Characters in The Lone Ranger

Characters in The Lone Ranger

AGUILAR: How do you make these characters relevant to today’s audiences?

HAYTHE: I think you try to make them truthful, you try to make them relatable. I think that in terms of the Lone Ranger character, it was the relationship with his brother and his relationship with the Rebecca Reid character. James Badge Dale played the brother. He is a wonderful actor. Ruth Wilson is a brilliant English actress that played the love interest. Both these characters are as relatable today as in the radio serials of the ’30s. You try not to make anything iconic. No matter who you are writing or in what time period you are writing, you make it about the characters. That’s how you access a modern audience.

AGUILAR: Did the fact that this is a Disney family film affect your writing?

HAYTHE: Well, we have pushed the envelope in this film, in the sense that we wanted to honor the genre, and you want it to have danger and stakes, and to have bad guys you really hate, at the same time you want to make a film that’s for everybody. You don’t want to make a film that is so aggressively violent or dark that is not going to be for kids. My children, who are seven and nine, watched the television series and it really works—the white horse and the mask out there to do justice.
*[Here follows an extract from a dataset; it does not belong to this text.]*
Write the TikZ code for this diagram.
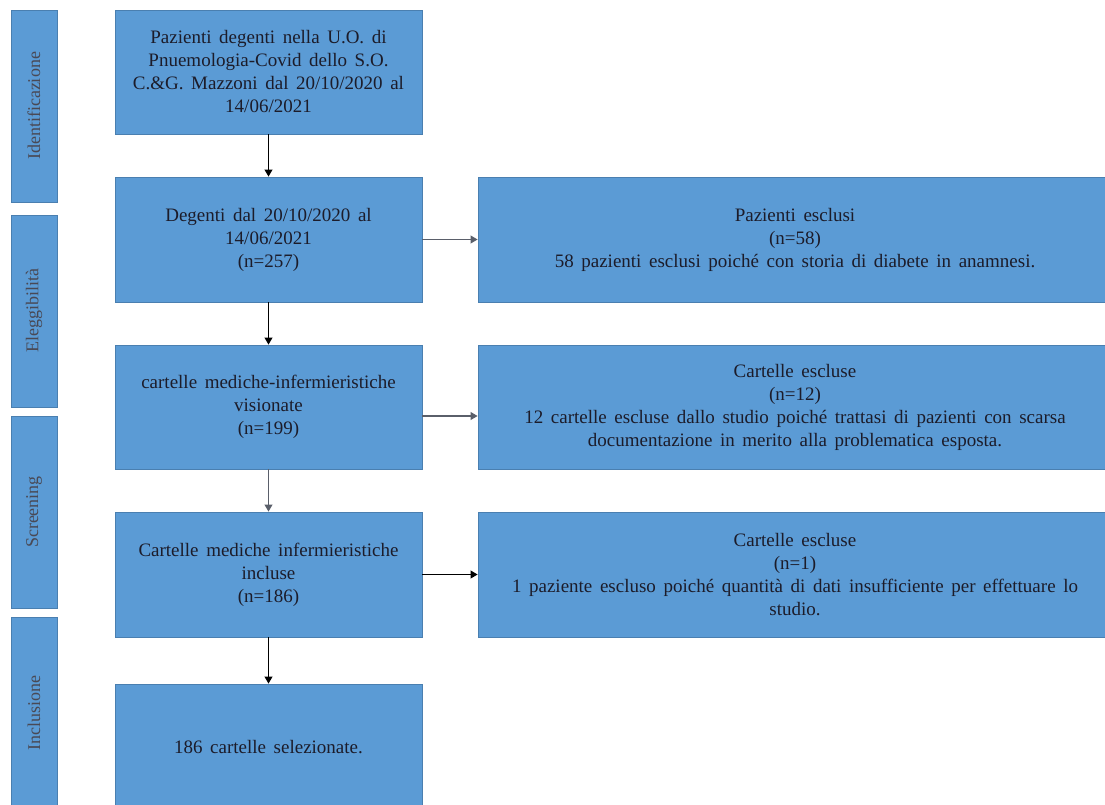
\documentclass[tikz,border=0pt]{standalone}
\usepackage{fontspec}
\setmainfont{Liberation Serif}
\usetikzlibrary{arrows.meta}
\definecolor{boxblue}{HTML}{5B9BD5}
\definecolor{boxedge}{HTML}{4A7FB0}
\definecolor{txt}{HTML}{1C1C2A}
\definecolor{arrgray}{HTML}{5A5F6A}
\newcommand{\boxfont}{\fontsize{19}{23}\selectfont\spaceskip=0.4em plus 0.1em minus 0.05em\relax}
\tikzset{
  mainbox/.style={draw=boxedge, line width=0.9pt, fill=boxblue, text=txt, inner sep=0pt,
    minimum width=307pt, minimum height=124pt, align=center, font=\boxfont},
  sidebox/.style={draw=boxedge, line width=0.9pt, fill=boxblue, text=txt, inner sep=0pt,
    minimum width=634pt, minimum height=125pt, align=center, font=\boxfont},
  phasebar/.style={draw=boxedge, line width=0.9pt, fill=boxblue, inner sep=0pt,
    minimum width=46pt, minimum height=192pt},
  phaselabel/.style={text=txt!80, rotate=90, font=\fontsize{18}{21}\selectfont},
  arr/.style={line width=1.1pt, -{Triangle[width=8pt,length=7pt]}},
}
\begin{document}
\begin{tikzpicture}[x=1pt,y=-1pt]
\useasboundingbox (0,0) rectangle (1105,805);
% phase bars
\node[phasebar] (p1) at (34,106) {};
\node[phaselabel] (l1) at (p1.center) {Identificazione};
\node[phasebar] (p2) at (34,311) {};
\node[phaselabel] (l2) at (p2.center) {Eleggibilità};
\node[phasebar] (p3) at (34,512) {};
\node[phaselabel] (l3) at (p3.center) {Screening};
\node[phasebar, minimum height=200pt] (p4) at (34,717) {};
\node[phaselabel] (l4) at (34,713) {Inclusione};
% main column
\node[mainbox] (b1) at (268.5,72) {Pazienti degenti nella U.O. di\\ Pnuemologia-Covid dello S.O.\\ C.\&G. Mazzoni dal 20/10/2020 al\\ 14/06/2021};
\node[mainbox, minimum height=125pt] (b2) at (268.5,239.5) {Degenti dal 20/10/2020 al\\ 14/06/2021\\ (n=257)};
\node[mainbox] (b3) at (268.5,407) {cartelle mediche-infermieristiche\\ visionate\\ (n=199)};
\node[mainbox, minimum height=125pt] (b4) at (268.5,574.5) {Cartelle mediche infermieristiche\\ incluse\\ (n=186)};
\node[mainbox, minimum height=134pt] (b5) at (268.5,751) {};
\node[text=txt, font=\boxfont] (t5) at (268.5,747) {186 cartelle selezionate.};
% right column
\node[sidebox] (r1) at (795,239.5) {Pazienti esclusi\\ (n=58)\\ 58 pazienti esclusi poiché con storia di diabete in anamnesi.};
\node[sidebox, minimum height=124pt] (r2) at (795,407) {Cartelle escluse\\ (n=12)\\ 12 cartelle escluse dallo studio poiché trattasi di pazienti con scarsa\\ documentazione in merito alla problematica esposta.};
\node[sidebox] (r3) at (795,574.5) {Cartelle escluse\\ (n=1)\\ 1 paziente escluso poiché quantità di dati insufficiente per effettuare lo\\ studio.};
% connectors
\draw[arr, black] (b1.south) -- (b2.north);
\draw[arr, black] (b2.south) -- (b3.north);
\draw[arr, arrgray] (b3.south) -- (b4.north);
\draw[arr, black] (b4.south) -- (b5.north);
\draw[arr, arrgray] (b2.east) -- (r1.west);
\coordinate (b3a) at ([yshift=-9pt]b3.east);
\draw[arr, arrgray] (b3a) -- (b3a -| r2.west);
\draw[arr, black] (b4.east) -- (r3.west);
\end{tikzpicture}
\end{document}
Even though I think modern audiences have become more sophisticated, you have in mind that you are writing for a big group of people, it’s a big canvas, and you don’t want to exclude anyone.

AGUILAR: How difficult was to write a Western?

The Man Who Shot Liberty Valance

The Man Who Shot Liberty Valance

HAYTHE: I love the genre, and there are a lot of films that I reference, Liberty Valance is one of my favorite movies that’s my direct cross-connection to the Lone Ranger character—a purely good man who wanders into a more complicated world, a world of shades, of grays and corruption. You approach it the same way you would approach anything, you go into it through a character, and without that you are lost.

AGUILAR: How much Johnny Depp’s attachment to film influence your creation of the characters?

New mythology put Tonto at the center of Silver and the Ranger's mask

New mythology put Tonto at the center of Silver and the Ranger’s mask

HAYTHE: Johnny was attached. I knew what Johnny wanted to do visually with the character and that was a great asset because one of the first things I saw was a photograph of Johnny in a rough version of the costume that ended up on the screen. My task was to make the pieces mean something, like the bird on his head, and to really give them resonance, to explain them over the course of the movie. Armie Hammer was not attached during the writing of the script, what was essential for the actor in that role was to not have vanity and not to have cynicism. And be willing to play a straight guy to Johnny’s Tonto without winking at the camera in any way. I think that’s what Armie has done.

[Editor’s Note: This interview was conducted before The Lone Ranger was released.]